--- Record extracts ---

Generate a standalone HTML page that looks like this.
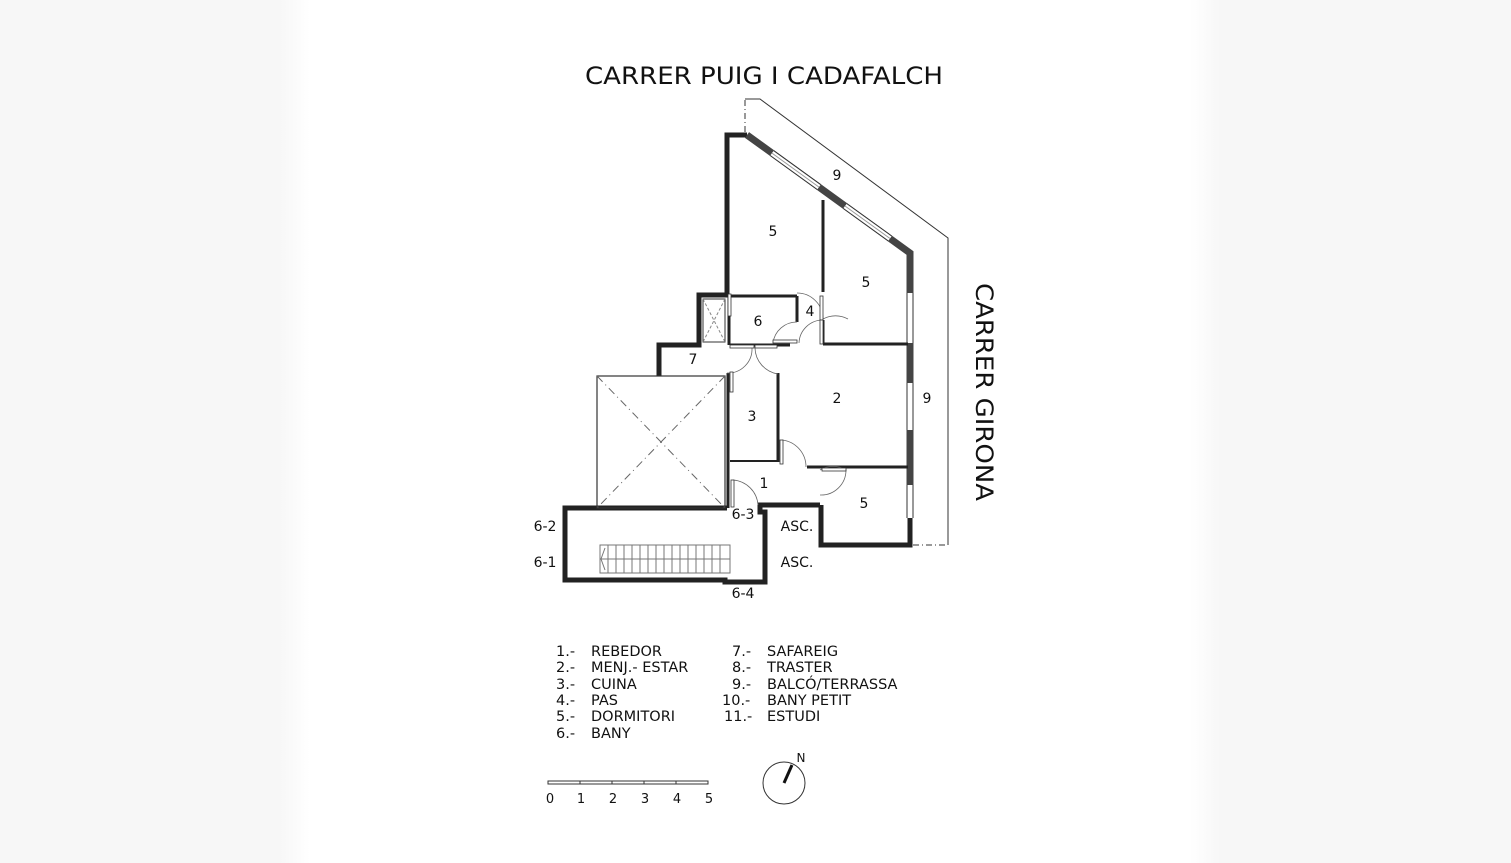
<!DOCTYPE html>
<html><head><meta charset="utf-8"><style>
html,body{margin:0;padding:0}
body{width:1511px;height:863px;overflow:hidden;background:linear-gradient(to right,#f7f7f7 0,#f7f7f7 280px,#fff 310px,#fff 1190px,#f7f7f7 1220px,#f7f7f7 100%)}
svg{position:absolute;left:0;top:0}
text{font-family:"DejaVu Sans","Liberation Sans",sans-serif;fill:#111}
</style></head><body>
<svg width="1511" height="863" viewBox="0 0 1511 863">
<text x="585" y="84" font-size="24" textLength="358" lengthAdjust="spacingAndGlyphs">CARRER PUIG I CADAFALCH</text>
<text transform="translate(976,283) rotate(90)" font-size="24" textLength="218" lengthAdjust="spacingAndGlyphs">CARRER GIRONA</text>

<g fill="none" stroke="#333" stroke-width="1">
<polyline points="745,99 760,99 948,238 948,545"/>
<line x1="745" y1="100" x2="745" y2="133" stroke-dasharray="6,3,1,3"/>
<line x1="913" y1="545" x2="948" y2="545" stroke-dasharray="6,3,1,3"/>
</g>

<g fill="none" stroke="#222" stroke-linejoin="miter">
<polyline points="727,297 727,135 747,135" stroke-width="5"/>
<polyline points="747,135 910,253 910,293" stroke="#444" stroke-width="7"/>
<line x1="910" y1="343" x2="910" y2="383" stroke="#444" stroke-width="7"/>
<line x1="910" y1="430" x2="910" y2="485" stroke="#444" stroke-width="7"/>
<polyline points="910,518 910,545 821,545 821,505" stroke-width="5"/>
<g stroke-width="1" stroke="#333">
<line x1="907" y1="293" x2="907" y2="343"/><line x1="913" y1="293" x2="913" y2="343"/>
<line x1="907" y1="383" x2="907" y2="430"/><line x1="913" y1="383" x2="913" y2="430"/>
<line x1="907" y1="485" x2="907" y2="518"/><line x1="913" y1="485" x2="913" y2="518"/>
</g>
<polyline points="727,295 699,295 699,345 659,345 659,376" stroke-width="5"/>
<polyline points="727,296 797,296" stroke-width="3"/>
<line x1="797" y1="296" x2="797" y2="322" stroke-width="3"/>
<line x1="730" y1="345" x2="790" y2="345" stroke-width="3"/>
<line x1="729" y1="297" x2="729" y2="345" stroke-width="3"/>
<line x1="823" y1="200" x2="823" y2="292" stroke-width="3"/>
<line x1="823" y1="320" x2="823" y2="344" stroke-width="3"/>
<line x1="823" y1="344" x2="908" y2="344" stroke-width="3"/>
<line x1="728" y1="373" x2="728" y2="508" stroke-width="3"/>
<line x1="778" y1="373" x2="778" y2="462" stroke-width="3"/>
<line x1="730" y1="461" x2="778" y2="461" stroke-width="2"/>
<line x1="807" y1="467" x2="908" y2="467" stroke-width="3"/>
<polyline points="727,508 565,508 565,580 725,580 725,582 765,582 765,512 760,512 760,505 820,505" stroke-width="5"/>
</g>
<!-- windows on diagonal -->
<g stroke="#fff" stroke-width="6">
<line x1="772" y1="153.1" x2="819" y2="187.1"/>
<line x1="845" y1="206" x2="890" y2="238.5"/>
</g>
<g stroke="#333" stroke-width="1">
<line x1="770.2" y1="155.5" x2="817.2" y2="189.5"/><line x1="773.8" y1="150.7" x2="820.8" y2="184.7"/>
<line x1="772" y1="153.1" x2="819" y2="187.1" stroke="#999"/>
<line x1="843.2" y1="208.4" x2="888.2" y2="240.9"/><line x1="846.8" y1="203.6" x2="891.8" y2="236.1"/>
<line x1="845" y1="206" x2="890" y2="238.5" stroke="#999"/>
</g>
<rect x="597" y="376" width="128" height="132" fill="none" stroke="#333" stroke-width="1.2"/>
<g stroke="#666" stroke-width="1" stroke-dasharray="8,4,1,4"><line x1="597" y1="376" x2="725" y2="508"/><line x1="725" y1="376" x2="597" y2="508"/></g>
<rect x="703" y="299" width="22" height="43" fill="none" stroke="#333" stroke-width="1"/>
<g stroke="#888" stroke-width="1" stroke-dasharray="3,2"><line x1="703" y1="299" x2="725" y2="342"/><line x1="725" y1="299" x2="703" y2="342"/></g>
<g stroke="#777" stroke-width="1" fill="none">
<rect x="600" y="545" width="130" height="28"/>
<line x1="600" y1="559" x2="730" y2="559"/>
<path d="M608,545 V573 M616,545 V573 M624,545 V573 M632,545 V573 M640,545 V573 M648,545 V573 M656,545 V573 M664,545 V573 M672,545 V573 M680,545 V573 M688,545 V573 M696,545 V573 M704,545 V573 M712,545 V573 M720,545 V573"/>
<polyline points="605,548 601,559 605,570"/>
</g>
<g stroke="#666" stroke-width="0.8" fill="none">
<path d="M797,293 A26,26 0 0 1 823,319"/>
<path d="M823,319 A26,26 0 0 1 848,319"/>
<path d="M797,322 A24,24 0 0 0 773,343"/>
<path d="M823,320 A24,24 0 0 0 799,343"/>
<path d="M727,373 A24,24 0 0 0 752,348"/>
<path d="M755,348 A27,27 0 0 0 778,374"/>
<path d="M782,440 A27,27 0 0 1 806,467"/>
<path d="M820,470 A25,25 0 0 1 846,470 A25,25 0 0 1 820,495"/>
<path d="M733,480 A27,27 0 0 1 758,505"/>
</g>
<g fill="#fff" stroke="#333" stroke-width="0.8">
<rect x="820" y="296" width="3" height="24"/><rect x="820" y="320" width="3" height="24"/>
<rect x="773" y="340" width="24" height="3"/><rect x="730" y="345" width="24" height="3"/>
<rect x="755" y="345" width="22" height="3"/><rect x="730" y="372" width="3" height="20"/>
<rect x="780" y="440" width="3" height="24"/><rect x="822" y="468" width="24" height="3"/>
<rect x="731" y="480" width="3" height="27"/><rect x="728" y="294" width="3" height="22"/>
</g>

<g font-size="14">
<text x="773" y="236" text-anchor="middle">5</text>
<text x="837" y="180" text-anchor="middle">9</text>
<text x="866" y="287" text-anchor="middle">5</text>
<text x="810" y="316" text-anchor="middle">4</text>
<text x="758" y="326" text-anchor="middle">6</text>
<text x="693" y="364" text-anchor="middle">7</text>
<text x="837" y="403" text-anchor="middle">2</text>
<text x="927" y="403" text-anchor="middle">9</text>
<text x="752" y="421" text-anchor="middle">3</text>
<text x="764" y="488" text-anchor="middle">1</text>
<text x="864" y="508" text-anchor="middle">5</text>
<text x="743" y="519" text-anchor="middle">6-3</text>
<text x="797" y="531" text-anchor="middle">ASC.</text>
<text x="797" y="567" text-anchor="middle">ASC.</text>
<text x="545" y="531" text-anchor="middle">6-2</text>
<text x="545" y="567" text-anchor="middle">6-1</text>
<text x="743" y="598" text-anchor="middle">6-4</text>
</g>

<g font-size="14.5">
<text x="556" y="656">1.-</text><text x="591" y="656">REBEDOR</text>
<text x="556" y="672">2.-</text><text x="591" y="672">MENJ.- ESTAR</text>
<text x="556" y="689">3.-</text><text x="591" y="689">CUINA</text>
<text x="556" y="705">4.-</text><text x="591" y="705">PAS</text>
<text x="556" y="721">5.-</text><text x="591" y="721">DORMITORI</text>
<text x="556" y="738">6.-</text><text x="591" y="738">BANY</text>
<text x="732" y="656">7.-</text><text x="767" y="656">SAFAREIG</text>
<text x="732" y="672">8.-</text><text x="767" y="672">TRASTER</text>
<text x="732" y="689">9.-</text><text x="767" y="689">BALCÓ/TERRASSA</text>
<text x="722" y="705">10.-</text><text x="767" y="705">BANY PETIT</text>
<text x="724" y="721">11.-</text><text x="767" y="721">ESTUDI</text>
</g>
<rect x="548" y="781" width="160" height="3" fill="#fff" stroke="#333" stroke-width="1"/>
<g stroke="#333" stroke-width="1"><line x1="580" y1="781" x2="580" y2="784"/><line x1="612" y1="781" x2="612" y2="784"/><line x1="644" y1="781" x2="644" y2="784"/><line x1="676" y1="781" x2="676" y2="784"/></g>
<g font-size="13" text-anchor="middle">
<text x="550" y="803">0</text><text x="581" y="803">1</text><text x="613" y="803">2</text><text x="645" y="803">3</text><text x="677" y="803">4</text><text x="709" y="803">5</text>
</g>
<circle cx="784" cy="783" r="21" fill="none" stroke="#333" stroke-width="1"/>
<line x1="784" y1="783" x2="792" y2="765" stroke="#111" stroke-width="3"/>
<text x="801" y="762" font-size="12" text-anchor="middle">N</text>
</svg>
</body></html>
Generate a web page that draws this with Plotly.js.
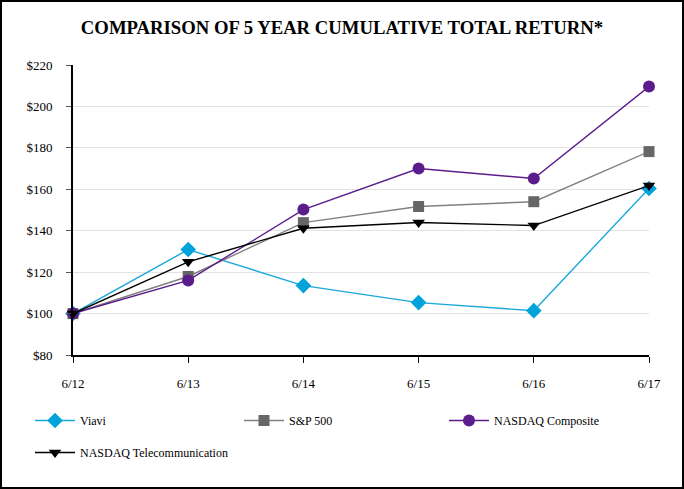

---

- **Work to complete**: Show the lines of the records that contain the word "this".

- **Finished exercise**:
Generate a standalone HTML page that looks like this.
Generate a web page that draws this with Plotly.js.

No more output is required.